[start Source data]
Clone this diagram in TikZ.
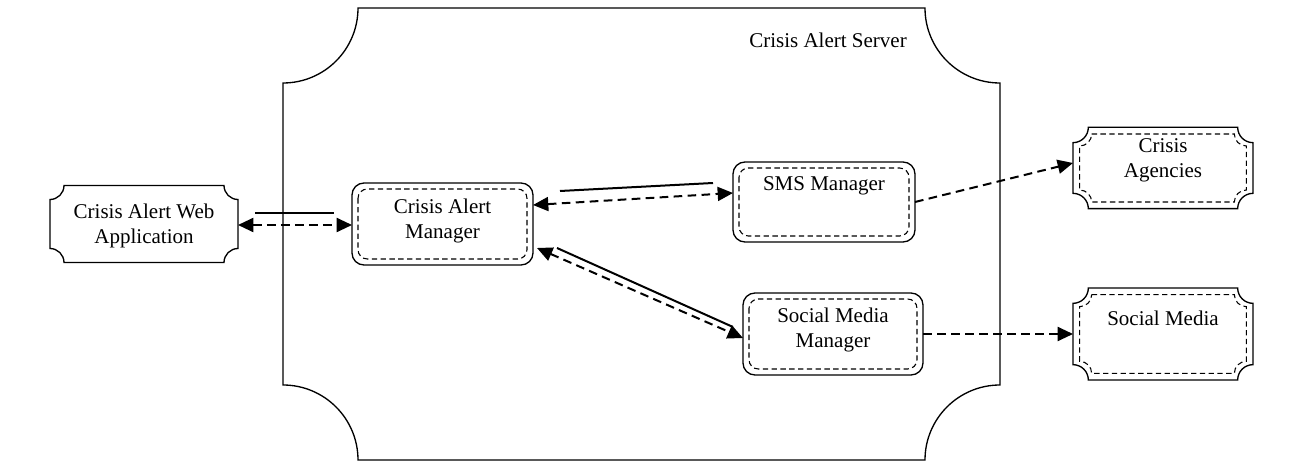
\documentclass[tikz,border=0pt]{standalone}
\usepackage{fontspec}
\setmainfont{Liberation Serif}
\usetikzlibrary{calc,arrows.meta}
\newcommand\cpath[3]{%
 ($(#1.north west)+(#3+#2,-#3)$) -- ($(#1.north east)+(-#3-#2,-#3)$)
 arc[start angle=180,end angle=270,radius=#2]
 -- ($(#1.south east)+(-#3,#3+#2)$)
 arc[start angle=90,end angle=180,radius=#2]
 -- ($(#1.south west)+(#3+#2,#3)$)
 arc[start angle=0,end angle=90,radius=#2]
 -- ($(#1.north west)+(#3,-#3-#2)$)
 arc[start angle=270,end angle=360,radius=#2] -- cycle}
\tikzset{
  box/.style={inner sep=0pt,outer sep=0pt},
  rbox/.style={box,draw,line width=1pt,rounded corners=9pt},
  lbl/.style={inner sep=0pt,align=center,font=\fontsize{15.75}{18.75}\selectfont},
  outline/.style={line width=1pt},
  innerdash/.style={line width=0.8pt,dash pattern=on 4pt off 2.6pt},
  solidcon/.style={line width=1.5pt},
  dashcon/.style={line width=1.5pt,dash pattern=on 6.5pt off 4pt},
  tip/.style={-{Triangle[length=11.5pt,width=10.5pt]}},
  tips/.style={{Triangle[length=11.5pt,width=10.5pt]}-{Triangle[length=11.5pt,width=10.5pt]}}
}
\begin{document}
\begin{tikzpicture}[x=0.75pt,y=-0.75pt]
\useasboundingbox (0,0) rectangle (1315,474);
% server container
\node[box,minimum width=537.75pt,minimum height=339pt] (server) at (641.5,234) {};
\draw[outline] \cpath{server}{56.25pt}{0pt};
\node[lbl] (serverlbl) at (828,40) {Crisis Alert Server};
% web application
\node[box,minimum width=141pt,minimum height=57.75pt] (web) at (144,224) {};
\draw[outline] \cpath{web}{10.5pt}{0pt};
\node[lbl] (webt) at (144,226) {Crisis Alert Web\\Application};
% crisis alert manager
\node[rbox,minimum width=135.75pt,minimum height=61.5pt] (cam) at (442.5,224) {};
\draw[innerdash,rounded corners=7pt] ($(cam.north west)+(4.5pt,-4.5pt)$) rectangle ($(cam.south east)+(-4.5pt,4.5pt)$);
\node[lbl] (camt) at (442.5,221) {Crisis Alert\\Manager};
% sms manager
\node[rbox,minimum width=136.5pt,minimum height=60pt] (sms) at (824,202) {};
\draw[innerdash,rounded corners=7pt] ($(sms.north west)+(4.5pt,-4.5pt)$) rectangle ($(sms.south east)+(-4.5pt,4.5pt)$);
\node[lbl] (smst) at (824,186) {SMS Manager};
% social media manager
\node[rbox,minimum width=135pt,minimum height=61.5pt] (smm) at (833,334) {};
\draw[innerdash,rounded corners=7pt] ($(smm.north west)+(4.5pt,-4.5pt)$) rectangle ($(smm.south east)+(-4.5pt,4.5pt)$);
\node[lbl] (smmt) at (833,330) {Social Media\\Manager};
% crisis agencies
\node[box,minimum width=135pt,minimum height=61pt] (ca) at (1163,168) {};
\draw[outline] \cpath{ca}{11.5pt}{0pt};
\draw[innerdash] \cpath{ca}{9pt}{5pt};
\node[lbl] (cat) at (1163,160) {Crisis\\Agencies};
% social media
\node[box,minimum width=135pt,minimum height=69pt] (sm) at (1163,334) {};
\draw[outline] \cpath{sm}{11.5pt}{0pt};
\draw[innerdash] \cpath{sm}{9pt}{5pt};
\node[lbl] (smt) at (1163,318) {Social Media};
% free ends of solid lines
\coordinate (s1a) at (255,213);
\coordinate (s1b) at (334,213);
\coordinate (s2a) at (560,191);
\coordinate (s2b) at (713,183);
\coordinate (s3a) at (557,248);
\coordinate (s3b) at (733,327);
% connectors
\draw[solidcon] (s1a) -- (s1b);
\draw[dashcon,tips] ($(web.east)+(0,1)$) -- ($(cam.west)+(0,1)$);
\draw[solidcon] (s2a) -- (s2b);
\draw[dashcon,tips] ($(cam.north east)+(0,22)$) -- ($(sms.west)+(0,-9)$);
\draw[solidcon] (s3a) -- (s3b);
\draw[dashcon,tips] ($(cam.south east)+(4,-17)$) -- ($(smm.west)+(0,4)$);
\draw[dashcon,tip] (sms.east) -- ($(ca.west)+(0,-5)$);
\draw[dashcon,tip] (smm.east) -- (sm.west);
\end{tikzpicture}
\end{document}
[end Source data]
**Directions for this task**. Transcribe the listing in full. Omit the pictures and keep every line exact.

**Solution to this problem**.
Clone this diagram in TikZ.
\documentclass[tikz,border=0pt]{standalone}
\usepackage{fontspec}
\setmainfont{Liberation Serif}
\usetikzlibrary{calc,arrows.meta}
\newcommand\cpath[3]{%
 ($(#1.north west)+(#3+#2,-#3)$) -- ($(#1.north east)+(-#3-#2,-#3)$)
 arc[start angle=180,end angle=270,radius=#2]
 -- ($(#1.south east)+(-#3,#3+#2)$)
 arc[start angle=90,end angle=180,radius=#2]
 -- ($(#1.south west)+(#3+#2,#3)$)
 arc[start angle=0,end angle=90,radius=#2]
 -- ($(#1.north west)+(#3,-#3-#2)$)
 arc[start angle=270,end angle=360,radius=#2] -- cycle}
\tikzset{
  box/.style={inner sep=0pt,outer sep=0pt},
  rbox/.style={box,draw,line width=1pt,rounded corners=9pt},
  lbl/.style={inner sep=0pt,align=center,font=\fontsize{15.75}{18.75}\selectfont},
  outline/.style={line width=1pt},
  innerdash/.style={line width=0.8pt,dash pattern=on 4pt off 2.6pt},
  solidcon/.style={line width=1.5pt},
  dashcon/.style={line width=1.5pt,dash pattern=on 6.5pt off 4pt},
  tip/.style={-{Triangle[length=11.5pt,width=10.5pt]}},
  tips/.style={{Triangle[length=11.5pt,width=10.5pt]}-{Triangle[length=11.5pt,width=10.5pt]}}
}
\begin{document}
\begin{tikzpicture}[x=0.75pt,y=-0.75pt]
\useasboundingbox (0,0) rectangle (1315,474);
% server container
\node[box,minimum width=537.75pt,minimum height=339pt] (server) at (641.5,234) {};
\draw[outline] \cpath{server}{56.25pt}{0pt};
\node[lbl] (serverlbl) at (828,40) {Crisis Alert Server};
% web application
\node[box,minimum width=141pt,minimum height=57.75pt] (web) at (144,224) {};
\draw[outline] \cpath{web}{10.5pt}{0pt};
\node[lbl] (webt) at (144,226) {Crisis Alert Web\\Application};
% crisis alert manager
\node[rbox,minimum width=135.75pt,minimum height=61.5pt] (cam) at (442.5,224) {};
\draw[innerdash,rounded corners=7pt] ($(cam.north west)+(4.5pt,-4.5pt)$) rectangle ($(cam.south east)+(-4.5pt,4.5pt)$);
\node[lbl] (camt) at (442.5,221) {Crisis Alert\\Manager};
% sms manager
\node[rbox,minimum width=136.5pt,minimum height=60pt] (sms) at (824,202) {};
\draw[innerdash,rounded corners=7pt] ($(sms.north west)+(4.5pt,-4.5pt)$) rectangle ($(sms.south east)+(-4.5pt,4.5pt)$);
\node[lbl] (smst) at (824,186) {SMS Manager};
% social media manager
\node[rbox,minimum width=135pt,minimum height=61.5pt] (smm) at (833,334) {};
\draw[innerdash,rounded corners=7pt] ($(smm.north west)+(4.5pt,-4.5pt)$) rectangle ($(smm.south east)+(-4.5pt,4.5pt)$);
\node[lbl] (smmt) at (833,330) {Social Media\\Manager};
% crisis agencies
\node[box,minimum width=135pt,minimum height=61pt] (ca) at (1163,168) {};
\draw[outline] \cpath{ca}{11.5pt}{0pt};
\draw[innerdash] \cpath{ca}{9pt}{5pt};
\node[lbl] (cat) at (1163,160) {Crisis\\Agencies};
% social media
\node[box,minimum width=135pt,minimum height=69pt] (sm) at (1163,334) {};
\draw[outline] \cpath{sm}{11.5pt}{0pt};
\draw[innerdash] \cpath{sm}{9pt}{5pt};
\node[lbl] (smt) at (1163,318) {Social Media};
% free ends of solid lines
\coordinate (s1a) at (255,213);
\coordinate (s1b) at (334,213);
\coordinate (s2a) at (560,191);
\coordinate (s2b) at (713,183);
\coordinate (s3a) at (557,248);
\coordinate (s3b) at (733,327);
% connectors
\draw[solidcon] (s1a) -- (s1b);
\draw[dashcon,tips] ($(web.east)+(0,1)$) -- ($(cam.west)+(0,1)$);
\draw[solidcon] (s2a) -- (s2b);
\draw[dashcon,tips] ($(cam.north east)+(0,22)$) -- ($(sms.west)+(0,-9)$);
\draw[solidcon] (s3a) -- (s3b);
\draw[dashcon,tips] ($(cam.south east)+(4,-17)$) -- ($(smm.west)+(0,4)$);
\draw[dashcon,tip] (sms.east) -- ($(ca.west)+(0,-5)$);
\draw[dashcon,tip] (smm.east) -- (sm.west);
\end{tikzpicture}
\end{document}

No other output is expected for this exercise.